How? Or what's "cheap" here? (Because I wouldn't call 192G of just regular RAM that's plugged into the motherboard cheap, I think everything else is more expensive, and if there's some hack here that I haven't caught I very much would like to know about it)
Which is pretty cheap compared to the cost of my whole build and whatever other things I've spent on. Cheap is relative, but I'm just saying that if you're going to spend $3000+ on a build, and you love to work with massive datasets, VMs, and things, $500 for a metric fuckton of RAM so that your system is never, ever swapping, is a very worthwhile thing to spend on.
192GB worth of GPU will cost you about $40000, for reference, and will be less performant if your goal is just a vramfs for CPU tasks.
* Beware that using 4 DDR5 slots will cut your memory bandwidth in half on consumer motherboards and CPUs. But I willingly made that tradeoff. Maybe at some point I'll upgrade to a server motherboard and CPU.
Couple of reasons.
1. You can use vram when you don't have massive amounts of ram for a ramdisk (or /dev/shm)
2. Depending on implementation, you might have faster random seek/write than normal ram.
3. You could presumably run certain gpu kernels on the vramfs.
Hands down the latter.
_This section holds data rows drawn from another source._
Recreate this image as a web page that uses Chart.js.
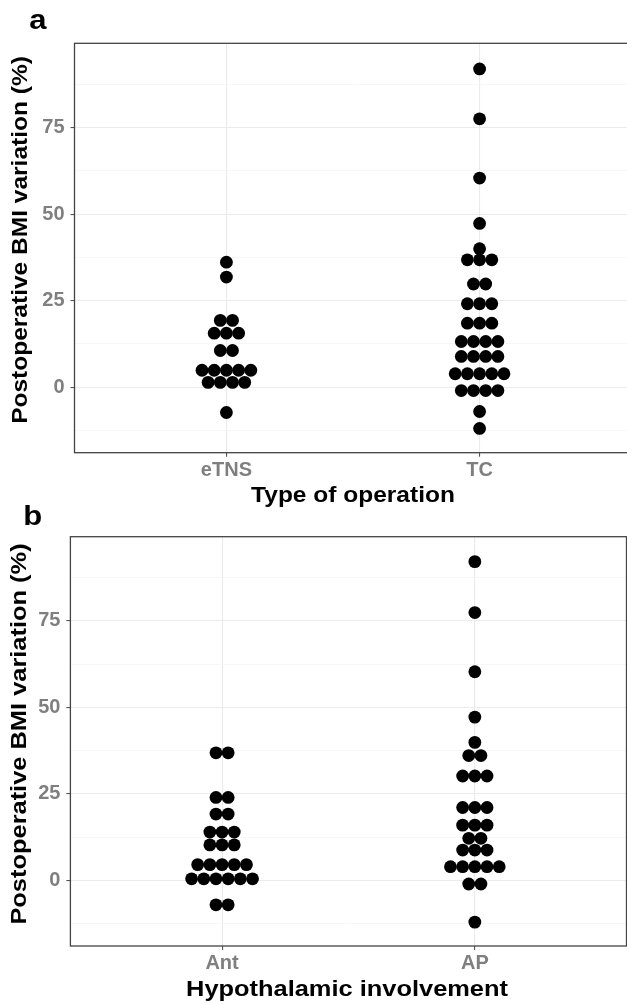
<!DOCTYPE html>
<html>
<head>
<meta charset="utf-8">
<script src="https://cdn.jsdelivr.net/npm/chart.js@4.4.1/dist/chart.umd.min.js"></script>
<style>
  html, body { margin: 0; padding: 0; background: #ffffff; overflow: hidden; width: 627px; height: 1004px; }
  #wrapA { position: absolute; left: 0; top: 0; }
  #wrapB { position: absolute; left: 0; top: 500px; }
  canvas { display: block; }
</style>
</head>
<body>
<div id="wrapA"><canvas id="chartA" width="640" height="515"></canvas></div>
<div id="wrapB"><canvas id="chartB" width="627" height="504"></canvas></div>
<script>
// ---------------- DATA ----------------
const operationCategories = ['eTNS', 'TC'];
const etnsValues = [36.1, 31.8, 19.3, 19.3, 15.6, 15.6, 15.6, 10.6, 10.6,
  4.9, 4.9, 4.9, 4.9, 4.9, 1.4, 1.4, 1.4, 1.4, -7.3];
const tcValues = [91.9, 77.5, 60.4, 47.3, 40.0, 36.8, 36.8, 36.8, 29.8, 29.8,
  24.1, 24.1, 24.1, 18.5, 18.5, 18.5, 13.2, 13.2, 13.2, 13.2,
  8.9, 8.9, 8.9, 8.9, 3.9, 3.9, 3.9, 3.9, 3.9, -0.95, -0.95, -0.95, -0.95, -7.0, -11.9];

const involvementCategories = ['Ant', 'AP'];
const antValues = [36.9, 36.9, 24.0, 24.0, 19.2, 19.2, 14.0, 14.0, 14.0, 10.3, 10.3, 10.3,
  4.6, 4.6, 4.6, 4.6, 4.6, 0.5, 0.5, 0.5, 0.5, 0.5, 0.5, -7.0, -7.0];
const apValues = [92.1, 77.4, 60.3, 47.2, 39.9, 36.1, 36.1, 30.2, 30.2, 30.2,
  21.1, 21.1, 21.1, 16.0, 16.0, 16.0, 12.2, 12.2, 8.8, 8.8, 8.8,
  4.0, 4.0, 4.0, 4.0, 4.0, -1.0, -1.0, -12.0];

const yTickLabels = [0, 25, 50, 75];
const yGridValues = [-12.5, 0, 12.5, 25, 37.5, 50, 62.5, 75, 87.5];
const yAxisTitle = 'Postoperative BMI variation (%)';
const xTitleA = 'Type of operation';
const xTitleB = 'Hypothalamic involvement';

// ---------------- HELPERS ----------------
const FONT = "'Liberation Sans', Arial, Helvetica, sans-serif";
const DOT_STEP = 0.0482;   // horizontal stacking step (x units)
const Y_MIN = -18.9, Y_MAX = 99.3;

function dotPoints(values, catIndex) {
  const rows = [];
  values.forEach(v => {
    let r = rows.find(r => r.v === v);
    if (!r) { r = { v: v, n: 0 }; rows.push(r); }
    r.n++;
  });
  const pts = [];
  rows.forEach(r => {
    for (let j = 0; j < r.n; j++) {
      pts.push({ x: catIndex + (j - (r.n - 1) / 2) * DOT_STEP, y: r.v });
    }
  });
  return pts;
}

const panelPlugin = {
  id: 'panelText',
  afterDraw(chart, args, opts) {
    const ctx = chart.ctx;
    const ca = chart.chartArea;
    // panel border
    ctx.save();
    ctx.strokeStyle = '#444444';
    ctx.lineWidth = 1.3;
    ctx.strokeRect(ca.left, ca.top, ca.right - ca.left, ca.bottom - ca.top);
    ctx.restore();

    function drawText(text, x, y, size, stretch, rotate) {
      ctx.save();
      ctx.fillStyle = '#000000';
      ctx.font = 'bold ' + size + 'px ' + FONT;
      ctx.textAlign = 'center';
      ctx.textBaseline = 'alphabetic';
      ctx.translate(x, y);
      if (rotate) ctx.rotate(-Math.PI / 2);
      ctx.scale(stretch, 1);
      ctx.fillText(text, 0, 0);
      ctx.restore();
    }
    drawText(opts.letter, opts.letterX, opts.letterY, 27, 1.15, false);
    drawText(opts.xTitle, opts.xTitleX, opts.xTitleY, opts.size, opts.stretch, false);
    drawText(opts.yTitle, opts.yTitleX, opts.yTitleY, opts.size, opts.stretch, true);
  }
};

function makeChart(canvasId, cats, valsA, valsB, cfg) {
  const data = {
    datasets: [
      { data: dotPoints(valsA, 1) },
      { data: dotPoints(valsB, 2) }
    ]
  };
  return new Chart(document.getElementById(canvasId), {
    type: 'scatter',
    data: data,
    plugins: [panelPlugin],
    options: {
      responsive: false,
      animation: false,
      devicePixelRatio: 1,
      events: [],
      layout: { autoPadding: false, padding: { left: 0, top: cfg.top, right: cfg.right, bottom: 0 } },
      elements: {
        point: { radius: 6.4, backgroundColor: '#000000', borderWidth: 0, hoverRadius: 6.4 }
      },
      plugins: {
        legend: { display: false },
        tooltip: { enabled: false },
        panelText: cfg.text
      },
      scales: {
        x: {
          type: 'linear',
          min: 0.4, max: 2.6,
          afterBuildTicks: s => { s.ticks = [{ value: 1 }, { value: 2 }]; },
          afterFit: s => { s.height = cfg.xAxisHeight; s.paddingLeft = 0; s.paddingRight = 0; },
          border: { display: false },
          grid: {
            color: '#ebebeb', lineWidth: 1.1,
            tickColor: '#555555', tickLength: 4, tickWidth: 1.1
          },
          ticks: {
            autoSkip: false, maxRotation: 0, padding: 1.5,
            color: '#7f7f7f',
            font: { family: FONT, size: 20, weight: 'bold' },
            callback: v => cats[v - 1]
          }
        },
        y: {
          type: 'linear',
          min: Y_MIN, max: Y_MAX,
          afterBuildTicks: s => { s.ticks = yGridValues.map(v => ({ value: v })); },
          afterFit: s => { s.width = cfg.yAxisWidth; s.paddingTop = 0; s.paddingBottom = 0; },
          border: { display: false },
          grid: {
            color: c => (yTickLabels.includes(c.tick.value) ? '#ebebeb' : '#f3f3f3'),
            lineWidth: c => (yTickLabels.includes(c.tick.value) ? 1.1 : 0.7),
            tickColor: c => (yTickLabels.includes(c.tick.value) ? '#555555' : 'rgba(0,0,0,0)'),
            tickLength: 4, tickWidth: 1.1
          },
          ticks: {
            autoSkip: false, padding: 6,
            color: '#7f7f7f',
            font: { family: FONT, size: 20, weight: 'bold' },
            callback: v => (yTickLabels.includes(v) ? String(v) : '')
          }
        }
      }
    }
  });
}

makeChart('chartA', operationCategories, etnsValues, tcValues, {
  top: 43.3, right: 8.5, xAxisHeight: 62.3, yAxisWidth: 74.5,
  text: {
    size: 21.5, stretch: 1.14,
    letter: 'a', letterX: 38, letterY: 28.5,
    xTitle: xTitleA, xTitleX: 353, xTitleY: 502,
    yTitle: yAxisTitle, yTitleX: 26.5, yTitleY: 240
  }
});

makeChart('chartB', involvementCategories, antValues, apValues, {
  top: 36.7, right: 0.5, xAxisHeight: 58, yAxisWidth: 70.4,
  text: {
    size: 22, stretch: 1.155,
    letter: 'b', letterX: 32.7, letterY: 25,
    xTitle: xTitleB, xTitleX: 347, xTitleY: 496,
    yTitle: yAxisTitle, yTitleX: 25.5, yTitleY: 234
  }
});
</script>
</body>
</html>
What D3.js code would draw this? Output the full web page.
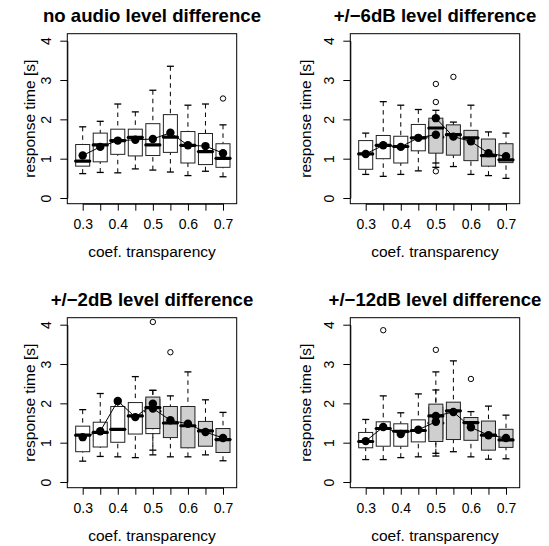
<!DOCTYPE html>
<html><head><meta charset="utf-8">
<script src="https://cdn.jsdelivr.net/npm/d3@7"></script>
<style>body{margin:0;background:#fff} svg{display:block}</style>
</head><body>
<svg id="c" width="549" height="546"></svg>
<script>
// ---------- data ----------
const positions = ["0.3","0.35","0.4","0.45","0.5","0.55","0.6","0.65","0.7"];
const tickLabels = ["0.3","","0.4","","0.5","","0.6","","0.7"];
const yTicks = [0,1,2,3,4];
const titles = ["no audio level difference","+/\u22126dB level difference","+/\u22122dB level difference","+/\u221212dB level difference"];
const xTitle = "coef. transparency";
const yTitle = "response time [s]";

// panel 1 (no audio level difference) – white series, 0.3..0.7
const p1Lo   = [0.62,0.65,0.64,0.74,0.71,0.66,0.57,0.68,0.54];
const p1Q1   = [0.81,0.92,1.11,1.07,1.08,1.16,0.89,0.85,0.78];
const p1Med  = [0.94,1.35,1.46,1.54,1.35,1.55,1.34,1.18,1.01];
const p1Q3   = [1.36,1.65,1.75,1.75,1.89,2.12,1.69,1.64,1.38];
const p1Hi   = [1.81,1.95,2.39,2.19,2.74,3.35,2.36,2.39,1.86];
const p1Mean = [1.08,1.30,1.46,1.48,1.50,1.66,1.34,1.32,1.14];
const p1Out  = [[8,2.53]];

// panel 2 (+/-6dB) – white 0.3..0.5, grey 0.5..0.7
const p2wLo   = [0.60,0.55,0.60,0.69,0.89];
const p2wQ1   = [0.73,1.00,0.89,1.20,1.16];
const p2wMed  = [1.12,1.34,1.31,1.53,1.55];
const p2wQ3   = [1.46,1.59,1.57,1.87,1.95];
const p2wHi   = [1.65,2.45,2.36,2.25,2.00];
const p2wMean = [1.12,1.34,1.30,1.53,1.61];
const p2wOut  = [];
const p2gLo   = [0.78,0.80,0.60,0.57,0.50];
const p2gQ1   = [1.14,1.09,0.95,0.81,0.90];
const p2gMed  = [1.78,1.61,1.53,1.08,0.97];
const p2gQ3   = [2.03,1.86,1.72,1.50,1.38];
const p2gHi   = [2.23,1.93,2.36,1.68,1.65];
const p2gMean = [2.03,1.56,1.44,1.14,1.06];
const p2gOut  = [[0,2.44],[0,2.90],[0,0.68],[1,3.08]];

// panel 3 (+/-2dB)
const p3wLo   = [0.53,0.65,0.64,0.62,0.81];
const p3wQ1   = [0.77,0.89,1.01,1.22,1.23];
const p3wMed  = [1.19,1.26,1.34,1.68,1.80];
const p3wQ3   = [1.42,1.52,1.92,2.02,2.10];
const p3wHi   = [1.84,2.25,2.00,2.68,2.33];
const p3wMean = [1.14,1.29,2.06,1.65,1.99];
const p3wOut  = [];
const p3gLo   = [0.69,0.64,0.64,0.69,0.54];
const p3gQ1   = [1.36,1.13,0.87,0.91,0.75];
const p3gMed  = [1.89,1.50,1.43,1.30,1.08];
const p3gQ3   = [2.16,1.92,1.92,1.54,1.36];
const p3gHi   = [2.33,2.19,2.80,2.09,1.77];
const p3gMean = [1.87,1.57,1.48,1.27,1.12];
const p3gOut  = [[0,4.07],[1,3.30]];

// panel 4 (+/-12dB)
const p4wLo   = [0.57,0.57,0.62,0.64,0.73];
const p4wQ1   = [0.87,0.91,0.91,1.02,1.10];
const p4wMed  = [1.03,1.36,1.29,1.31,1.50];
const p4wQ3   = [1.26,1.53,1.48,1.58,1.90];
const p4wHi   = [1.59,2.19,1.76,2.24,2.34];
const p4wMean = [1.04,1.40,1.22,1.33,1.53];
const p4wOut  = [[1,3.86]];
const p4gLo   = [0.66,0.77,0.64,0.58,0.59];
const p4gQ1   = [1.03,1.08,1.06,0.81,0.88];
const p4gMed  = [1.68,1.81,1.51,1.19,1.07];
const p4gQ3   = [1.98,2.03,1.64,1.55,1.34];
const p4gHi   = [2.80,3.08,1.79,1.93,1.70];
const p4gMean = [1.68,1.78,1.39,1.19,1.12];
const p4gOut  = [[0,3.36],[2,2.62]];

// ---------- build ----------
const ser = (start, fill, lo, q1, med, q3, hi, mean, out) => ({start, fill, lo, q1, med, q3, hi, mean, out});
const WHITE = "#ffffff", GREY = "#cfcfcf";
const panels = [
  {title: titles[0], left: 67.3, top: 33.7, ylabOff: 32.8,
   series: [ser(0, WHITE, p1Lo, p1Q1, p1Med, p1Q3, p1Hi, p1Mean, p1Out)]},
  {title: titles[1], left: 350.3, top: 33.7, ylabOff: 39.5,
   series: [ser(0, WHITE, p2wLo, p2wQ1, p2wMed, p2wQ3, p2wHi, p2wMean, p2wOut),
            ser(4, GREY, p2gLo, p2gQ1, p2gMed, p2gQ3, p2gHi, p2gMean, p2gOut)]},
  {title: titles[2], left: 67.3, top: 317.7, ylabOff: 32.8,
   series: [ser(0, WHITE, p3wLo, p3wQ1, p3wMed, p3wQ3, p3wHi, p3wMean, p3wOut),
            ser(4, GREY, p3gLo, p3gQ1, p3gMed, p3gQ3, p3gHi, p3gMean, p3gOut)]},
  {title: titles[3], left: 350.3, top: 317.7, ylabOff: 39.5,
   series: [ser(0, WHITE, p4wLo, p4wQ1, p4wMed, p4wQ3, p4wHi, p4wMean, p4wOut),
            ser(4, GREY, p4gLo, p4gQ1, p4gMed, p4gQ3, p4gHi, p4gMean, p4gOut)]}
];

const PW = 169.4, PH = 170;
const FONT = "'Liberation Sans', Arial, Helvetica, sans-serif";
const svg = d3.select("#c");

panels.forEach(p => {
  const g = svg.append("g");
  const x = d3.scaleLinear().domain([1, 9]).range([p.left + 15.4, p.left + 155.7]);
  const y = d3.scaleLinear().domain([0, 4]).range([p.top + 164.3, p.top + 7]);
  const bw = (x(2) - x(1)) * 0.8;   // box width
  const sw = bw / 2;                 // staple width

  // boxes
  p.series.forEach(s => {
    const sg = g.append("g");
    s.med.forEach((m, i) => {
      const cx = x(s.start + i + 1);
      // whiskers
      sg.append("line").attr("x1", cx).attr("x2", cx).attr("y1", y(s.hi[i])).attr("y2", y(s.q3[i]))
        .attr("stroke", "#000").attr("stroke-width", 1).attr("stroke-dasharray", "4.5,4");
      sg.append("line").attr("x1", cx).attr("x2", cx).attr("y1", y(s.lo[i])).attr("y2", y(s.q1[i]))
        .attr("stroke", "#000").attr("stroke-width", 1).attr("stroke-dasharray", "4.5,4");
      // staples
      [s.hi[i], s.lo[i]].forEach(v => {
        sg.append("line").attr("x1", cx - sw / 2).attr("x2", cx + sw / 2).attr("y1", y(v)).attr("y2", y(v))
          .attr("stroke", "#000").attr("stroke-width", 1.3);
      });
      // box
      sg.append("rect").attr("x", cx - bw / 2).attr("width", bw)
        .attr("y", y(s.q3[i])).attr("height", y(s.q1[i]) - y(s.q3[i]))
        .attr("fill", s.fill).attr("stroke", "#222").attr("stroke-width", 1);
      // median
      sg.append("line").attr("x1", cx - bw / 2).attr("x2", cx + bw / 2).attr("y1", y(m)).attr("y2", y(m))
        .attr("stroke", "#000").attr("stroke-width", 3.2).attr("stroke-linecap", "round");
    });
    s.out.forEach(([i, v]) => {
      sg.append("circle").attr("cx", x(s.start + i + 1)).attr("cy", y(v)).attr("r", 2.7)
        .attr("fill", "none").attr("stroke", "#000").attr("stroke-width", 1);
    });
  });

  // means
  p.series.forEach(s => {
    const pts = s.mean.map((v, i) => [x(s.start + i + 1), y(v)]);
    g.append("path").attr("d", d3.line()(pts)).attr("fill", "none").attr("stroke", "#000").attr("stroke-width", 1);
    g.selectAll(null).data(pts).enter().append("circle")
      .attr("cx", d => d[0]).attr("cy", d => d[1]).attr("r", 4.2).attr("fill", "#000");
  });

  // frame
  g.append("rect").attr("x", p.left).attr("y", p.top).attr("width", PW).attr("height", PH)
    .attr("fill", "none").attr("stroke", "#000").attr("stroke-width", 1);

  // y axis
  const ya = g.append("g").attr("transform", `translate(${p.left},0)`)
    .call(d3.axisLeft(y).tickValues(yTicks).tickSize(7).tickSizeOuter(0).tickFormat(d3.format("d")));
  ya.selectAll("text").attr("x", null).attr("dy", null).attr("y", null)
    .attr("transform", "translate(-16.5,0) rotate(-90)").attr("text-anchor", "middle")
    .attr("font-family", FONT).attr("font-size", 14).attr("fill", "#000");

  // x axis
  const xa = g.append("g").attr("transform", `translate(0,${p.top + PH})`)
    .call(d3.axisBottom(x).tickValues(d3.range(1, 10)).tickSize(7).tickSizeOuter(0)
      .tickFormat((d, i) => tickLabels[i]));
  xa.selectAll("text").attr("dy", null).attr("y", 25)
    .attr("font-family", FONT).attr("font-size", 14).attr("fill", "#000");
  [ya, xa].forEach(a => { a.selectAll("line,path").attr("stroke", "#000"); a.attr("font-family", FONT); });

  // titles
  const cxp = p.left + PW / 2, cyp = p.top + PH / 2;
  g.append("text").attr("x", cxp).attr("y", p.top - 12).attr("text-anchor", "middle")
    .attr("font-family", FONT).attr("font-weight", "bold").attr("font-size", 18.6).text(p.title);
  g.append("text").attr("x", cxp).attr("y", p.top + PH + 53.6).attr("text-anchor", "middle")
    .attr("font-family", FONT).attr("font-size", 15.5).text(xTitle);
  g.append("text").attr("transform", `translate(${p.left - p.ylabOff},${cyp}) rotate(-90)`)
    .attr("text-anchor", "middle").attr("font-family", FONT).attr("font-size", 15.5).text(yTitle);
});
</script>
</body></html>
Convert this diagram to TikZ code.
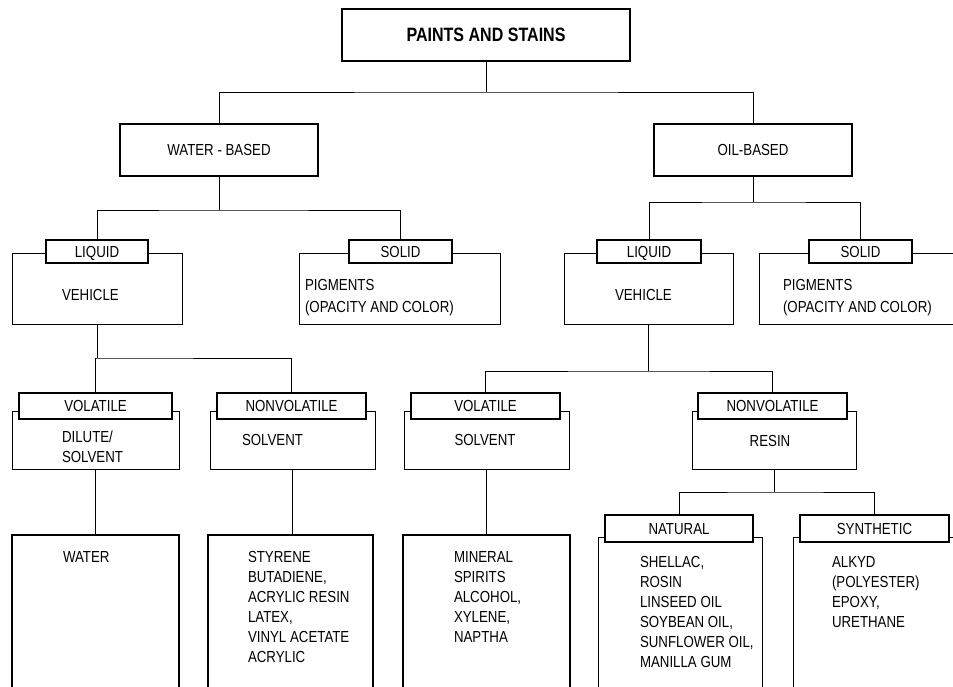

Good M.2 drives can generally get pretty close to the capacity of the bus, and you can fit literally a thousand times more stuff on 4 NVME than you can on any old GPU.
It has been tried in each generation of motherboard design but in an era where GPUs had a custom motherboard slot that normal cards could not occupy it made a sort of sense. And I know there have been times where the northbridge could not saturate as many PCIe devices as one might have motherboard slots. So even leaving the slot intended for GPUs empty or populated with a daughter card might be leaving performance on the table. But I suspect a riser card would fit handily into a 16x slot without blocking more than one or two 2x slots.
Why? Vram has to be powered as long as you're scanning out of it, any competent design is going to support powering down most of the GPU while keeping RAM alive otherwise an idle desktop is going to suck way more power than necessary
GPUs will drop memory clocks dynamically, with at least one supported clock speed that's intended to be just fast enough to support scanning out the framebuffer. I haven't seen any indication that anybody is dynamically offlining VRAM capacity.
you can validate this yourself: if you have access to an A/H100, allocate a 30gb tensor and do nothing - you'll see nvidia-smi's reported wattage go up by a watt or so
> Warning: Multiple users have reported this to cause system freezes, even with the fix in #Complete system freeze under high memory pressure. Other GPU management processes or libraries may be swapped out, leading to nonrecoverable page faults.
and in general you have to be really careful swapping to anything that uses a driver that could itself be swapped (which FUSE is especially prone to, but IIRC even ZFS and NFS did(?) have caveats with swap).
OTOH that same page documents a way to swap to vram without going through userspace, so don't take this as opposition to the general idea:)
That would give proper caching, direct mmap support if desired, a reliable, correct and concurrent filesystem (as opposed to this author's "all of the FUSE callbacks share a mutex to ensure that only one thread is mutating the file system at a time"), etc.